Thanks very much @manopapad @RAMitchell @trivialfis ! I've pushed a patch @RAMitchell sent me in https://github.com/rapidsai/legate-boost/pull/129/commits/7e5ba6d51fb63cd78805a08109b1e4e8cb4b82c3.

Looks like now just 11 tests are failing with the CPU-only varient.

11 failed, 176 passed, 7 skipped, 2 xfailed, 6 xpassed, 1597 warnings in 242.23s (0:04:02)

(build link)

RAMitchell commented 2 weeks ago

Noy sure why that fixed the rbf but not the special functions. I'll take another look tomorrow.

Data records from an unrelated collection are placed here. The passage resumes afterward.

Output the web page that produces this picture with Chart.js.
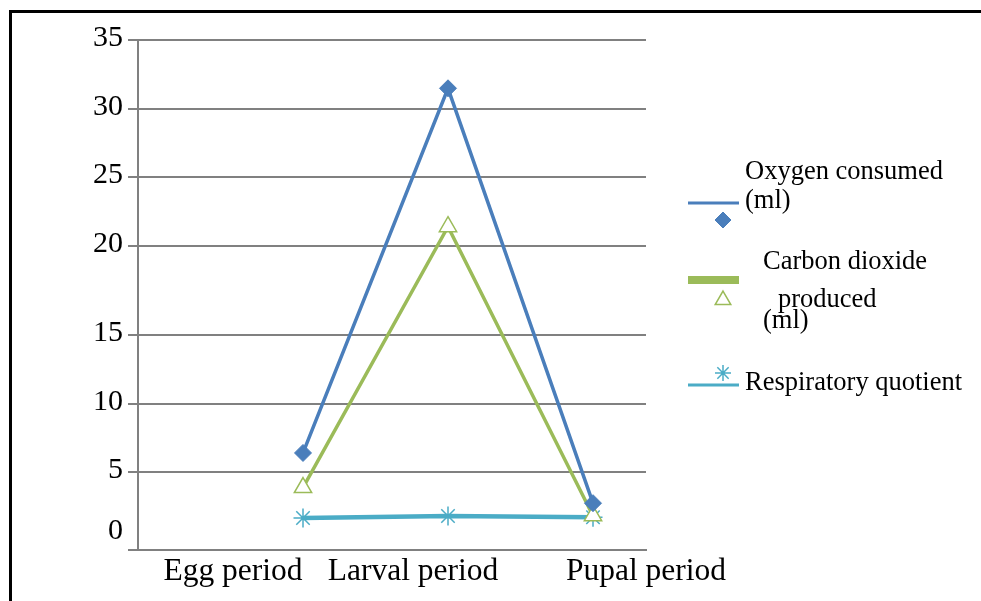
<!DOCTYPE html>
<html>
<head>
<meta charset="utf-8">
<script src="https://cdn.jsdelivr.net/npm/chart.js@4.4.1/dist/chart.umd.min.js"></script>
<style>
  html, body { margin: 0; padding: 0; background: #ffffff; }
  #wrap { position: relative; width: 981px; height: 601px; }
</style>
</head>
<body>
<div id="wrap"><canvas id="c"></canvas></div>
<script>
// ---------------- data ----------------
const categories = ['Egg period', 'Larval period', 'Pupal period'];
const oxygenConsumed = [6.4, 31.5, 3.0];
const co2Produced = [4.0, 21.4, 2.2];
const respiratoryQuotient = [2.05, 2.18, 2.1];
const yTickValues = [0, 5, 10, 15, 20, 25, 30, 35];
const seriesNames = [
  ['Oxygen consumed', '(ml)'],
  ['Carbon dioxide', 'produced', '(ml)'],
  ['Respiratory quotient']
];

// ---------------- layout (positions / styles) ----------------
// fraction of plot height (from bottom) at which each y tick gridline sits in the original
const yTickFrac = [0, 78 / 510, 146 / 510, 215 / 510, 304 / 510, 373 / 510, 441 / 510, 1];
const X_MIN = -165 / 145, X_MAX = 2 + 53 / 145;          // data index axis span
const xLabelAt = [-70 / 145, 110 / 145, X_MAX];           // where category labels sit on that axis
const GRID = '#808080';
const FONT = '"Liberation Serif", "Times New Roman", serif';
const COLORS = { o2: '#4a7ebb', co2: '#9bbb59', rq: '#4bacc6' };

function valueToFrac(v) {
  const n = yTickValues.length;
  let i = 0;
  if (v <= yTickValues[0]) i = 0;
  else if (v >= yTickValues[n - 1]) i = n - 2;
  else { while (i < n - 2 && v > yTickValues[i + 1]) i++; }
  const v0 = yTickValues[i], v1 = yTickValues[i + 1];
  const f0 = yTickFrac[i], f1 = yTickFrac[i + 1];
  return f0 + (v - v0) / (v1 - v0) * (f1 - f0);
}
function fracToValue(f) {
  const n = yTickFrac.length;
  let i = 0;
  if (f <= yTickFrac[0]) i = 0;
  else if (f >= yTickFrac[n - 1]) i = n - 2;
  else { while (i < n - 2 && f > yTickFrac[i + 1]) i++; }
  const f0 = yTickFrac[i], f1 = yTickFrac[i + 1];
  const v0 = yTickValues[i], v1 = yTickValues[i + 1];
  return v0 + (f - f0) / (f1 - f0) * (v1 - v0);
}

class PiecewiseScale extends Chart.LinearScale {
  getPixelForValue(value) {
    if (value === null || value === undefined) return NaN;
    return this.getPixelForDecimal(valueToFrac(value));
  }
  getValueForPixel(pixel) {
    return fracToValue(this.getDecimalForPixel(pixel));
  }
}
PiecewiseScale.id = 'piecewise';
PiecewiseScale.defaults = Chart.LinearScale.defaults;
Chart.register(PiecewiseScale);

const toPoints = arr => arr.map((v, i) => ({ x: i, y: v }));

const framePlugin = {
  id: 'frame',
  afterDraw(chart) {
    const ctx = chart.ctx;
    ctx.save();
    ctx.fillStyle = '#000';
    ctx.fillRect(9, 10, 3, 601);
    ctx.fillRect(9, 10, 972, 3);
    ctx.restore();
  }
};

const legendLayout = [
  { line: { y: 203, w: 3 }, marker: { x: 723, y: 220, r: 8 },
    text: [{ x: 745, y: 179 }, { x: 745, y: 208 }] },
  { line: { y: 280, w: 8 }, marker: { x: 723, y: 300, r: 9 },
    text: [{ x: 763, y: 269 }, { x: 778, y: 307 }, { x: 763, y: 328 }] },
  { line: { y: 385, w: 3 }, marker: { x: 723, y: 373, r: 8 },
    text: [{ x: 745, y: 390 }] }
];

const legendPlugin = {
  id: 'customLegend',
  afterDraw(chart) {
    const ctx = chart.ctx;
    ctx.save();
    chart.data.datasets.forEach((ds, k) => {
      const L = legendLayout[k];
      ctx.strokeStyle = ds.borderColor;
      ctx.lineWidth = L.line.w;
      ctx.lineCap = 'butt';
      ctx.beginPath();
      ctx.moveTo(688, L.line.y);
      ctx.lineTo(739, L.line.y);
      ctx.stroke();
      ctx.fillStyle = ds.pointBackgroundColor || ds.borderColor;
      ctx.strokeStyle = ds.pointBorderColor || ds.borderColor;
      ctx.lineWidth = ds.pointBorderWidth;
      Chart.helpers.drawPoint(ctx, {
        pointStyle: ds.pointStyle, radius: L.marker.r, rotation: 0, borderWidth: ds.pointBorderWidth
      }, L.marker.x, L.marker.y);
      ctx.fillStyle = '#000';
      ctx.font = '26.5px ' + FONT;
      ctx.textBaseline = 'alphabetic';
      ctx.textAlign = 'left';
      seriesNames[k].forEach((t, j) => ctx.fillText(t, L.text[j].x, L.text[j].y));
    });
    ctx.restore();
  }
};

new Chart(document.getElementById('c'), {
  type: 'line',
  data: {
    datasets: [
      {
        label: seriesNames[0].join(' '),
        data: toPoints(oxygenConsumed),
        borderColor: COLORS.o2, backgroundColor: COLORS.o2,
        pointBackgroundColor: COLORS.o2, pointBorderColor: COLORS.o2,
        borderWidth: 3.5, pointStyle: 'rectRot', pointRadius: 8.5, pointBorderWidth: 1
      },
      {
        label: seriesNames[1].join(' '),
        data: toPoints(co2Produced),
        borderColor: COLORS.co2, backgroundColor: COLORS.co2,
        pointBackgroundColor: '#ffffff', pointBorderColor: COLORS.co2,
        borderWidth: 3.5, pointStyle: 'triangle', pointRadius: 10, pointBorderWidth: 1.5
      },
      {
        label: seriesNames[2].join(' '),
        data: toPoints(respiratoryQuotient),
        borderColor: COLORS.rq, backgroundColor: COLORS.rq,
        pointBackgroundColor: COLORS.rq, pointBorderColor: COLORS.rq,
        borderWidth: 4.5, pointStyle: 'star', pointRadius: 9.5, pointBorderWidth: 1.5
      }
    ]
  },
  options: {
    responsive: true,
    maintainAspectRatio: false,
    animation: false,
    events: [],
    layout: { padding: { top: 40, right: 335, left: 0, bottom: 0 } },
    plugins: { legend: { display: false }, tooltip: { enabled: false } },
    elements: { line: { tension: 0 } },
    scales: {
      x: {
        type: 'linear',
        min: X_MIN, max: X_MAX,
        afterBuildTicks: s => { s.ticks = xLabelAt.map(v => ({ value: v })); },
        afterFit: s => { s.height = 51; },
        grid: { display: false, drawTicks: false },
        border: { display: true, color: GRID, width: 2 },
        ticks: {
          autoSkip: false, maxRotation: 0, minRotation: 0, padding: 3,
          color: '#000', font: { family: FONT, size: 31.5 },
          callback: (v, i) => categories[i]
        }
      },
      y: {
        type: 'piecewise',
        min: 0, max: 35,
        afterBuildTicks: s => { s.ticks = yTickValues.map(v => ({ value: v })); },
        afterFit: s => { s.width = 138; },
        grid: { color: GRID, lineWidth: 2, drawTicks: true, tickLength: 10 },
        border: { display: true, color: GRID, width: 2 },
        ticks: {
          padding: 5, labelOffset: -2, color: '#000',
          font: { family: FONT, size: 30, lineHeight: 1.1 },
          callback: (v) => v === 0 ? ['0', ''] : String(v)
        }
      }
    }
  },
  plugins: [legendPlugin, framePlugin]
});
</script>
</body>
</html>
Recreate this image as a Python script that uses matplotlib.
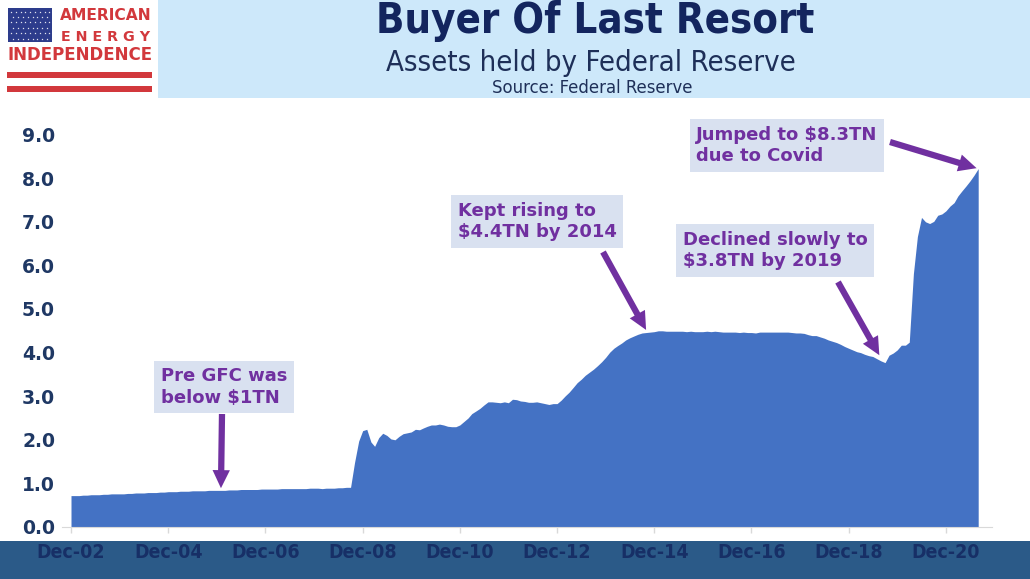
import numpy as np
import pandas as pd
import matplotlib
matplotlib.use("Agg")
import matplotlib.pyplot as plt
import matplotlib.dates as mdates
from matplotlib.patches import Rectangle

# Fed assets, $TN, first of each month (Dec 2002 .. Aug 2021)
dec2002 = [0.72]
y2003 = [0.72, 0.72, 0.73, 0.73, 0.74, 0.74, 0.74, 0.75, 0.75, 0.76, 0.76, 0.76]
y2004 = [0.76, 0.77, 0.77, 0.78, 0.78, 0.78, 0.79, 0.79, 0.79, 0.80, 0.80, 0.81]
y2005 = [0.81, 0.81, 0.82, 0.82, 0.82, 0.83, 0.83, 0.83, 0.83, 0.84, 0.84, 0.84]
y2006 = [0.84, 0.84, 0.85, 0.85, 0.85, 0.86, 0.86, 0.86, 0.86, 0.86, 0.87, 0.87]
y2007 = [0.87, 0.87, 0.87, 0.88, 0.88, 0.88, 0.88, 0.88, 0.88, 0.88, 0.89, 0.89]
y2008 = [0.89, 0.88, 0.89, 0.89, 0.89, 0.90, 0.90, 0.91, 0.91, 1.48, 1.97, 2.21]
y2009 = [2.24, 1.95, 1.85, 2.05, 2.15, 2.10, 2.02, 2.00, 2.08, 2.14, 2.16, 2.18]
y2010 = [2.24, 2.23, 2.27, 2.31, 2.34, 2.34, 2.36, 2.34, 2.31, 2.30, 2.30, 2.34]
y2011 = [2.42, 2.50, 2.60, 2.66, 2.72, 2.80, 2.87, 2.87, 2.86, 2.85, 2.87, 2.85]
y2012 = [2.93, 2.92, 2.89, 2.88, 2.86, 2.86, 2.87, 2.85, 2.83, 2.81, 2.83, 2.83]
y2013 = [2.91, 3.01, 3.09, 3.20, 3.31, 3.39, 3.48, 3.55, 3.62, 3.70, 3.79, 3.89]
y2014 = [4.01, 4.10, 4.16, 4.22, 4.29, 4.34, 4.38, 4.42, 4.45, 4.46, 4.47, 4.48]
y2015 = [4.50, 4.50, 4.49, 4.49, 4.49, 4.49, 4.49, 4.48, 4.49, 4.48, 4.48, 4.48]
y2016 = [4.49, 4.48, 4.49, 4.48, 4.47, 4.47, 4.47, 4.47, 4.46, 4.47, 4.46, 4.46]
y2017 = [4.45, 4.47, 4.47, 4.47, 4.47, 4.47, 4.47, 4.47, 4.47, 4.46, 4.45, 4.45]
y2018 = [4.44, 4.41, 4.39, 4.39, 4.36, 4.33, 4.29, 4.26, 4.23, 4.19, 4.14, 4.10]
y2019 = [4.06, 4.02, 4.00, 3.96, 3.93, 3.91, 3.86, 3.81, 3.77, 3.94, 3.99, 4.06]
y2020 = [4.17, 4.17, 4.24, 5.81, 6.66, 7.10, 7.00, 6.96, 7.01, 7.15, 7.18, 7.25]
y2021 = [7.36, 7.44, 7.59, 7.71, 7.82, 7.94, 8.07, 8.22]

assets = (dec2002 + y2003 + y2004 + y2005 + y2006 + y2007 + y2008 + y2009 + y2010
          + y2011 + y2012 + y2013 + y2014 + y2015 + y2016 + y2017 + y2018 + y2019
          + y2020 + y2021)
dates = pd.date_range("2002-12-01", periods=len(assets), freq="MS")

tick_years = [2002, 2004, 2006, 2008, 2010, 2012, 2014, 2016, 2018, 2020]
tick_labels = ["Dec-%02d" % (y % 100) for y in tick_years]

# annotation text and where the arrows point
notes = ["Pre GFC was\nbelow $1TN",
         "Kept rising to\n$4.4TN by 2014",
         "Declined slowly to\n$3.8TN by 2019",
         "Jumped to $8.3TN\ndue to Covid"]
arrow_dates = ["2006-01-01", "2014-10-01", "2019-07-20", "2021-07-20"]
arrow_values = [0.89, 4.52, 3.94, 8.23]

W, H = 1030, 579
fig = plt.figure(figsize=(W / 100, H / 100), dpi=100)

# background layer in pixel coordinates
bg = fig.add_axes([0, 0, 1, 1])
bg.set_xlim(0, W)
bg.set_ylim(H, 0)
bg.axis("off")
bg.set_zorder(0)
bg.add_patch(Rectangle((158, 0), W - 158, 98, color="#CDE8FA", lw=0))
bg.add_patch(Rectangle((0, 541), W, H - 541, color="#2B5A88", lw=0))

# logo
red = "#D2383C"
bg.add_patch(Rectangle((8, 8), 44, 34, color="#2D3C8C", lw=0))
for r, yy in enumerate(np.linspace(11.5, 38.5, 6)):
    xs = np.arange(11 + (r % 2) * 2.4, 51, 4.8)
    bg.scatter(xs, np.full(len(xs), yy), s=2.5, color="white", marker="*", lw=0)
bg.text(106, 16, "AMERICAN", ha="center", va="center", fontsize=11.2,
        fontweight="bold", color=red)
bg.text(106, 37, "E N E R G Y", ha="center", va="center", fontsize=10.3,
        fontweight="bold", color=red)
bg.text(80, 55, "INDEPENDENCE", ha="center", va="center", fontsize=12,
        fontweight="bold", color=red)
bg.add_patch(Rectangle((7, 72), 145, 5.5, color=red, lw=0))
bg.add_patch(Rectangle((7, 86), 145, 5.5, color=red, lw=0))

# titles
bg.text(595, 21, "Buyer Of Last Resort", ha="center", va="center", fontsize=30,
        fontweight="bold", color="#13255E", fontstretch="condensed")
bg.text(591, 63, "Assets held by Federal Reserve", ha="center", va="center",
        fontsize=21, color="#1E2F58", fontstretch="condensed")
bg.text(592, 88, "Source: Federal Reserve", ha="center", va="center",
        fontsize=13.2, color="#1E2F58", fontstretch="condensed")

# main chart, mapped so Dec-02 sits at x=71 px and 0.0 at y=527 px
ppd = 48.6 / 365.25
x0 = mdates.date2num(pd.Timestamp("2002-12-01"))
left_px, right_px = 62, 992
ymax = 9.4
ppu = 43.6
ax = fig.add_axes([left_px / W, (H - 527) / H, (right_px - left_px) / W, ymax * ppu / H])
ax.set_zorder(1)
ax.patch.set_alpha(0)
ax.fill_between(dates, assets, 0, color="#4472C4", lw=0)
ax.set_xlim(x0 - (71 - left_px) / ppd, x0 + (right_px - 71) / ppd)
ax.set_ylim(0, ymax)

ax.set_yticks(np.arange(0, 10, 1))
ax.set_yticklabels(["%.1f" % v for v in range(10)])
ax.set_xticks([pd.Timestamp("%d-12-01" % y) for y in tick_years])
ax.set_xticklabels(tick_labels)
for s in ["top", "right", "left"]:
    ax.spines[s].set_visible(False)
ax.spines["bottom"].set_color("#D9D9D9")
ax.tick_params(axis="y", length=0, pad=5, labelsize=13.5, labelcolor="#1F3864")
ax.tick_params(axis="x", length=4.5, width=1, color="#D9D9D9", pad=7,
               labelsize=14, labelcolor="#172F66")
for lab in ax.get_yticklabels():
    lab.set_fontweight("bold")
for lab in ax.get_xticklabels():
    lab.set_fontweight("bold")
    lab.set_fontstretch("condensed")

# callout boxes and arrows
purple = "#7030A0"
box_centers = [(224, 387), (537, 221.5), (775, 250.5), (787, 145.5)]
arrow_tails = [(222, 414), (603, 252), (838, 282), (890, 142)]
for txt, (cx, cy) in zip(notes, box_centers):
    ax.text(cx, cy, txt, transform=bg.transData, ha="center", va="center",
            multialignment="left", fontsize=13, fontweight="bold", color=purple,
            linespacing=1.25,
            bbox=dict(boxstyle="square,pad=0.35", fc="#D9E1F0", ec="none"))
for d, v, tail in zip(arrow_dates, arrow_values, arrow_tails):
    ax.annotate("", xy=(mdates.date2num(pd.Timestamp(d)), v), xycoords="data",
                xytext=tail, textcoords=bg.transData,
                arrowprops=dict(arrowstyle="simple,head_length=1.3,head_width=1.25,tail_width=0.45",
                                mutation_scale=10, fc=purple, ec="none", lw=0,
                                shrinkA=0, shrinkB=0))

fig.savefig("out.png", dpi=100)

RAMitchell commented 2 weeks ago

There are a bunch of warnings in the builds that should also perhaps be addressed. /opt/conda/lib/python3.10/site-packages/conda_build/environ.py:538: UserWarning: The environment variable 'AWS_ACCESS_KEY_ID' specified in script_env is undefined.

RAMitchell commented 2 weeks ago

Interestingly the python 3.10 build is picking up legate-core=24.06.00 and python 3.11 and 3.12 are picking up legate-core=24.06.01. So I need to update some of the C++ code to get it building with 24.06.01.

jameslamb commented 2 weeks ago

There are a bunch of warnings in the builds that should also perhaps be addressed. /opt/conda/lib/python3.10/site-packages/conda_build/environ.py:538: UserWarning: The environment variable 'AWS_ACCESS_KEY_ID' specified in script_env is undefined.

Thanks, I can address these in a follow-up.

Interestingly the python 3.10 build is picking up legate-core=24.06.00 and python 3.11 and 3.12 are picking up legate-core=24.06.01. So I need to update some of the C++ code to get it building with 24.06.01.

Oh great, didn't know that 24.06.01 had been released! There are several things we can hopefully simplify away now that that's out... will push some follow-up PRs.

LGTM. I can't really say too much as it's outside my expertise, but we should definitely go ahead and then fix any issues later.

Alright thanks so much for the fixes you pushed here!

Yeah there's plenty to clean up here, but I'll merge this now so that can be done in smaller and more focused PRs.